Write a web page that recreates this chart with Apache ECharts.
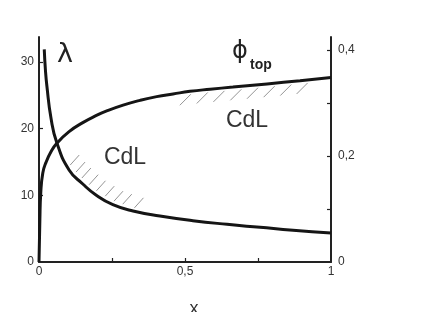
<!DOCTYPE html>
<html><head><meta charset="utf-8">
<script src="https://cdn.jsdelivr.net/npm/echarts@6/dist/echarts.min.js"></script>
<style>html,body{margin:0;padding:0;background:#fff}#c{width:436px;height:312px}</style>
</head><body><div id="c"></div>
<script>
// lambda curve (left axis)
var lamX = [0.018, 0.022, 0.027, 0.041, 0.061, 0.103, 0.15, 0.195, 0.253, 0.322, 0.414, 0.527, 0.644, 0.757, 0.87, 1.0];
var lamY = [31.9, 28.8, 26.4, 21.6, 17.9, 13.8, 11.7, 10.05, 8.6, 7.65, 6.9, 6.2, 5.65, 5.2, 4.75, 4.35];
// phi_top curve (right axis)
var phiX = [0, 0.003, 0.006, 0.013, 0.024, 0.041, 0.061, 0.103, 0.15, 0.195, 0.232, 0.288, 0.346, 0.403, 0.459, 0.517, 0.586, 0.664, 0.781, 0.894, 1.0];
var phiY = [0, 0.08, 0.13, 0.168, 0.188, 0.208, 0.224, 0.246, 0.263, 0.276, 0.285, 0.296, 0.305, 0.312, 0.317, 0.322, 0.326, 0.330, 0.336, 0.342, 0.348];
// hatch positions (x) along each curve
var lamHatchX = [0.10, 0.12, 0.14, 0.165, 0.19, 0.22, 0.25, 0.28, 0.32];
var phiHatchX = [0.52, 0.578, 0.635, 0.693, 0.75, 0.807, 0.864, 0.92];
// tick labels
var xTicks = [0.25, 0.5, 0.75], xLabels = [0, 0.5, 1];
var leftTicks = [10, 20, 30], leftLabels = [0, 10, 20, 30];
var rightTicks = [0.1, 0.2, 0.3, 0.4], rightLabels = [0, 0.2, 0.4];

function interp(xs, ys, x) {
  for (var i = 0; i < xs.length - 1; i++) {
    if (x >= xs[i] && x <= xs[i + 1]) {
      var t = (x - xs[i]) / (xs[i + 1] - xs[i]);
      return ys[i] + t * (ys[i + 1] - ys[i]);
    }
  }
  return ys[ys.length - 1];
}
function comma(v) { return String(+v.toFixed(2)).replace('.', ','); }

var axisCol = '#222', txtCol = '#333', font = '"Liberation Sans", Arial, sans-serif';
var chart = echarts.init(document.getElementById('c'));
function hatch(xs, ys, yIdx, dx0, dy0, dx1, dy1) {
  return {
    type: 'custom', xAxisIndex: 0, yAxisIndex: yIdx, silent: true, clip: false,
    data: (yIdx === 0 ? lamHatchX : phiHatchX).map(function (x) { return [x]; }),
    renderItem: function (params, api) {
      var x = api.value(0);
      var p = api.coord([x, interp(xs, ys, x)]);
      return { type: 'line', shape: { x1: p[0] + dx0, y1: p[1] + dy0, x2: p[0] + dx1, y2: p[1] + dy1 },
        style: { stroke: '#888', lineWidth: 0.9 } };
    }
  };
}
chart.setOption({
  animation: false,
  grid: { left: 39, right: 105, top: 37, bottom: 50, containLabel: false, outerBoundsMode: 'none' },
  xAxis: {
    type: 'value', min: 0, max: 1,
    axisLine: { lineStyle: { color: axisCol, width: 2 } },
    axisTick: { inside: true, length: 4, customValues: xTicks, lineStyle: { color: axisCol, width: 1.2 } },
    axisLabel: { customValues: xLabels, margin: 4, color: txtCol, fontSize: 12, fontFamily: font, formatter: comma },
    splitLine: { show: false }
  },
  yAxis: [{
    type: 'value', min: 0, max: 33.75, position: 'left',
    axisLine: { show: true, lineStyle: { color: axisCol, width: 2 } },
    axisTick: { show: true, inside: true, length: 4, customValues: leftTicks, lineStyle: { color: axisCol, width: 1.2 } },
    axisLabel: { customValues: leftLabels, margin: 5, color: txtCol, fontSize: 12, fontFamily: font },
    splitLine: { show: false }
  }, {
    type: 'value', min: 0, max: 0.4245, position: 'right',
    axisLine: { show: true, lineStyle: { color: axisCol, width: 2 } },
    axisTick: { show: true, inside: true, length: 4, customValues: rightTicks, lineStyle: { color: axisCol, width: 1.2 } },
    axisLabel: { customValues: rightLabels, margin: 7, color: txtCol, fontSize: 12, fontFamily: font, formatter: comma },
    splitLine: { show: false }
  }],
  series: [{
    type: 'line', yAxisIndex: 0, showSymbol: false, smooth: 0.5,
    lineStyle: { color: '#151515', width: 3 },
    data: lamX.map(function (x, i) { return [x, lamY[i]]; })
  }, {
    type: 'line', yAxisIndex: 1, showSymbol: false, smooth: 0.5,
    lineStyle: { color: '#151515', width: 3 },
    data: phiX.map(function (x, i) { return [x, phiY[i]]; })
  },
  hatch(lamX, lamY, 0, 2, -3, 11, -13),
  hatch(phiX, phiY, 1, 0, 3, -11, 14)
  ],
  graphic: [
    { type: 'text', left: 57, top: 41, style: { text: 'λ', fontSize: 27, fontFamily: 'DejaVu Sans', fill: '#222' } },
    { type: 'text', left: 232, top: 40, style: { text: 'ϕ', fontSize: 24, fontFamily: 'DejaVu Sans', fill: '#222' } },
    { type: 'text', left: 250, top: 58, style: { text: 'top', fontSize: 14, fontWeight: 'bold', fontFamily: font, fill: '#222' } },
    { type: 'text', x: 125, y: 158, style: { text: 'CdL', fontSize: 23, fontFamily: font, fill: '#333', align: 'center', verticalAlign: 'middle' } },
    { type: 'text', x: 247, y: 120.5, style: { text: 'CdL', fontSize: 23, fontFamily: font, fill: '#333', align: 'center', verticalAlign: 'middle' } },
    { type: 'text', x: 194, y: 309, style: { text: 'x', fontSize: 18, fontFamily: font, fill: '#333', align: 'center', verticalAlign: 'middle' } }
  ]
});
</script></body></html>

**Short problem:** Leave out the pictures, then repeat the listing above exactly from its first line to the line with "return String(+v.toFixed(2)).replace('.', ',');", inclusive.

**Answer to the problem:**
Write a web page that recreates this chart with Apache ECharts.
<!DOCTYPE html>
<html><head><meta charset="utf-8">
<script src="https://cdn.jsdelivr.net/npm/echarts@6/dist/echarts.min.js"></script>
<style>html,body{margin:0;padding:0;background:#fff}#c{width:436px;height:312px}</style>
</head><body><div id="c"></div>
<script>
// lambda curve (left axis)
var lamX = [0.018, 0.022, 0.027, 0.041, 0.061, 0.103, 0.15, 0.195, 0.253, 0.322, 0.414, 0.527, 0.644, 0.757, 0.87, 1.0];
var lamY = [31.9, 28.8, 26.4, 21.6, 17.9, 13.8, 11.7, 10.05, 8.6, 7.65, 6.9, 6.2, 5.65, 5.2, 4.75, 4.35];
// phi_top curve (right axis)
var phiX = [0, 0.003, 0.006, 0.013, 0.024, 0.041, 0.061, 0.103, 0.15, 0.195, 0.232, 0.288, 0.346, 0.403, 0.459, 0.517, 0.586, 0.664, 0.781, 0.894, 1.0];
var phiY = [0, 0.08, 0.13, 0.168, 0.188, 0.208, 0.224, 0.246, 0.263, 0.276, 0.285, 0.296, 0.305, 0.312, 0.317, 0.322, 0.326, 0.330, 0.336, 0.342, 0.348];
// hatch positions (x) along each curve
var lamHatchX = [0.10, 0.12, 0.14, 0.165, 0.19, 0.22, 0.25, 0.28, 0.32];
var phiHatchX = [0.52, 0.578, 0.635, 0.693, 0.75, 0.807, 0.864, 0.92];
// tick labels
var xTicks = [0.25, 0.5, 0.75], xLabels = [0, 0.5, 1];
var leftTicks = [10, 20, 30], leftLabels = [0, 10, 20, 30];
var rightTicks = [0.1, 0.2, 0.3, 0.4], rightLabels = [0, 0.2, 0.4];

function interp(xs, ys, x) {
  for (var i = 0; i < xs.length - 1; i++) {
    if (x >= xs[i] && x <= xs[i + 1]) {
      var t = (x - xs[i]) / (xs[i + 1] - xs[i]);
      return ys[i] + t * (ys[i + 1] - ys[i]);
    }
  }
  return ys[ys.length - 1];
}
function comma(v) { return String(+v.toFixed(2)).replace('.', ','); }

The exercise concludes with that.